'''
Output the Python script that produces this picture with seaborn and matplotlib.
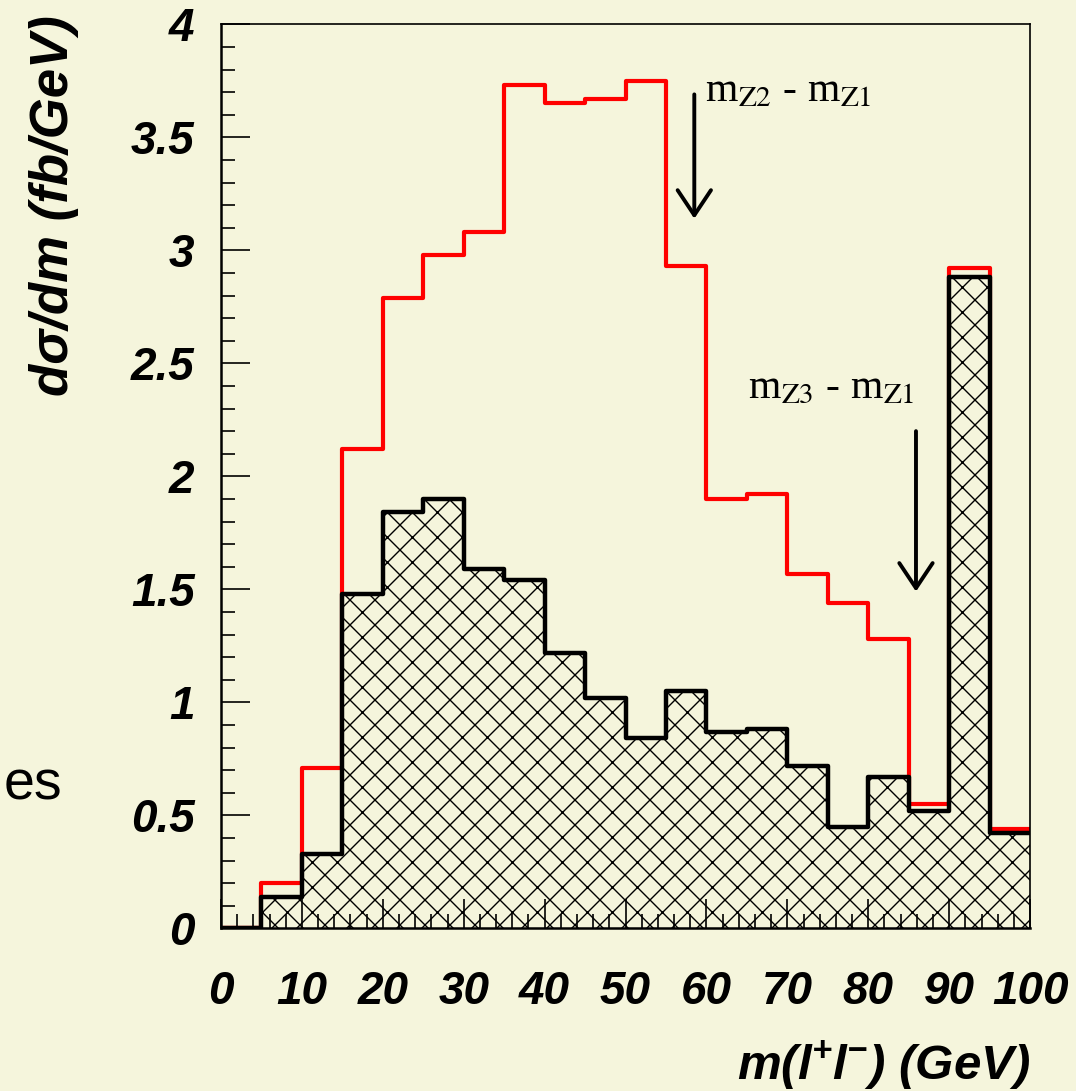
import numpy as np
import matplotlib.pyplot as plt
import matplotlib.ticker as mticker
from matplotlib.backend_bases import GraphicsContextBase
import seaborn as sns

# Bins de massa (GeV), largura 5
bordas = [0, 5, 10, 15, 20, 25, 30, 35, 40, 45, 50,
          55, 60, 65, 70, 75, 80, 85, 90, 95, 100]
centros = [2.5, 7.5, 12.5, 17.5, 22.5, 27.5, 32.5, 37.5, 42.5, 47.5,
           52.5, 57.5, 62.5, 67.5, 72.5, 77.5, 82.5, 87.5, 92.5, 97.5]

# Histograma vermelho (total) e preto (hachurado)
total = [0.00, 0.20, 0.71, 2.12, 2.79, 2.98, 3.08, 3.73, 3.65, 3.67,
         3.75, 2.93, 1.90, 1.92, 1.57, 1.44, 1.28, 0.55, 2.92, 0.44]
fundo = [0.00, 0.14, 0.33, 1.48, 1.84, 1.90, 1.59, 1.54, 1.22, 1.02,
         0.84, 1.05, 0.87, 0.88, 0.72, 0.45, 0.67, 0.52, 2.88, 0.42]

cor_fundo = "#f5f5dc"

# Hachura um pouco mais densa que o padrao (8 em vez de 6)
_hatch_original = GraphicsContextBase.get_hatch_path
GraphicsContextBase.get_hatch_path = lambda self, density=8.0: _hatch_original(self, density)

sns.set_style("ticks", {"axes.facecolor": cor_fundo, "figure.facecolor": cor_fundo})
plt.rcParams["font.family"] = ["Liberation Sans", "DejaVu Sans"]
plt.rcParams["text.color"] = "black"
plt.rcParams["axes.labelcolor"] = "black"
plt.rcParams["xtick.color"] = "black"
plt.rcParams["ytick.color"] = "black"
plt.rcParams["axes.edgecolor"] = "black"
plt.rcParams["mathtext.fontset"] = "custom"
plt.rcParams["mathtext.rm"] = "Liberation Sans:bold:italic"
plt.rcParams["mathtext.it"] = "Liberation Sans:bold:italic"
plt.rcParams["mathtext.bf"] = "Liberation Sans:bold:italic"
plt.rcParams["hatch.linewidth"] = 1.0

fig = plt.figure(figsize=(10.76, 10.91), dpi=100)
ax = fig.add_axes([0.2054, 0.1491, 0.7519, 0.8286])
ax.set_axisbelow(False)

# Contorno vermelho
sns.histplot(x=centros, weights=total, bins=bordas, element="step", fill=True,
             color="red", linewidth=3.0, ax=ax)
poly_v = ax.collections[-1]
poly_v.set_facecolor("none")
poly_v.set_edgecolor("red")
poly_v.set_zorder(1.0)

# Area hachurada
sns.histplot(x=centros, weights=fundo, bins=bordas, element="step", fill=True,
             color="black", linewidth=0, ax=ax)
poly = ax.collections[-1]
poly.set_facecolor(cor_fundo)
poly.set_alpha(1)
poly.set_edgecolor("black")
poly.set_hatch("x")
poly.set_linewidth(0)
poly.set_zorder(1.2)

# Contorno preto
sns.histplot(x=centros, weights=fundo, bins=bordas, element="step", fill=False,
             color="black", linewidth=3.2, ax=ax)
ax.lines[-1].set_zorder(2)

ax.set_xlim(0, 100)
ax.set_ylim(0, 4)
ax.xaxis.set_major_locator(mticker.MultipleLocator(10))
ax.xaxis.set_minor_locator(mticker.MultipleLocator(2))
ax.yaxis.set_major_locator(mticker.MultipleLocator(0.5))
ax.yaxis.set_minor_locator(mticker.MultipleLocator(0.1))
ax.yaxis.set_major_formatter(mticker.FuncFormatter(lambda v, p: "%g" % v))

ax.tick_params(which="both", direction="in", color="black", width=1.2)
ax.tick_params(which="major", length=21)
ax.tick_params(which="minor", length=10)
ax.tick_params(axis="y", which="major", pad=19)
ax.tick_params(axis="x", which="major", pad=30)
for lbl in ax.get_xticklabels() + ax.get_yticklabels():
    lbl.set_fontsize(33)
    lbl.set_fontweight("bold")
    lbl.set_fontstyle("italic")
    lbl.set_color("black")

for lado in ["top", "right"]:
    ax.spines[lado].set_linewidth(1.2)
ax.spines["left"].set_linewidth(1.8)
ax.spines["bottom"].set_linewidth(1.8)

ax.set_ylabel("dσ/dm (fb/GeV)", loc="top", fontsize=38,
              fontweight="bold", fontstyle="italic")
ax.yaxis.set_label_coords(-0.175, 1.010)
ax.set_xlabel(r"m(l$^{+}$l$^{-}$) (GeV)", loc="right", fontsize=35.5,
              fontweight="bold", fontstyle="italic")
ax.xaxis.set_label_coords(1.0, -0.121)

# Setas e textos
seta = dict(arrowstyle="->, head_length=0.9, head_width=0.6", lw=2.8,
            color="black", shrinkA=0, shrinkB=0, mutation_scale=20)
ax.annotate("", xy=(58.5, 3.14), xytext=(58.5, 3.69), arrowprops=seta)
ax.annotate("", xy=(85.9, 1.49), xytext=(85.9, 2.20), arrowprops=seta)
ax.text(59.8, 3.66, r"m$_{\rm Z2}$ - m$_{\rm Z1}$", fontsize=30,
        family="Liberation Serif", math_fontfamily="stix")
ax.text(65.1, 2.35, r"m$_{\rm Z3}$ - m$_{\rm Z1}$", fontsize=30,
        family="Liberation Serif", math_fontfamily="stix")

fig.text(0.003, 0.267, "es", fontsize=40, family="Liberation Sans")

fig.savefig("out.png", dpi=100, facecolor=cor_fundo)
'''
Repeat, exactly and in full, each line from the start of the data to the line that contains "52.5, 57.5, 62.5, 67.5, 72.5, 77.5, 82.5, 87.5, 92.5, 97.5]". Pictures do not go in.

Output the Python script that produces this picture with seaborn and matplotlib.
import numpy as np
import matplotlib.pyplot as plt
import matplotlib.ticker as mticker
from matplotlib.backend_bases import GraphicsContextBase
import seaborn as sns

# Bins de massa (GeV), largura 5
bordas = [0, 5, 10, 15, 20, 25, 30, 35, 40, 45, 50,
          55, 60, 65, 70, 75, 80, 85, 90, 95, 100]
centros = [2.5, 7.5, 12.5, 17.5, 22.5, 27.5, 32.5, 37.5, 42.5, 47.5,
           52.5, 57.5, 62.5, 67.5, 72.5, 77.5, 82.5, 87.5, 92.5, 97.5]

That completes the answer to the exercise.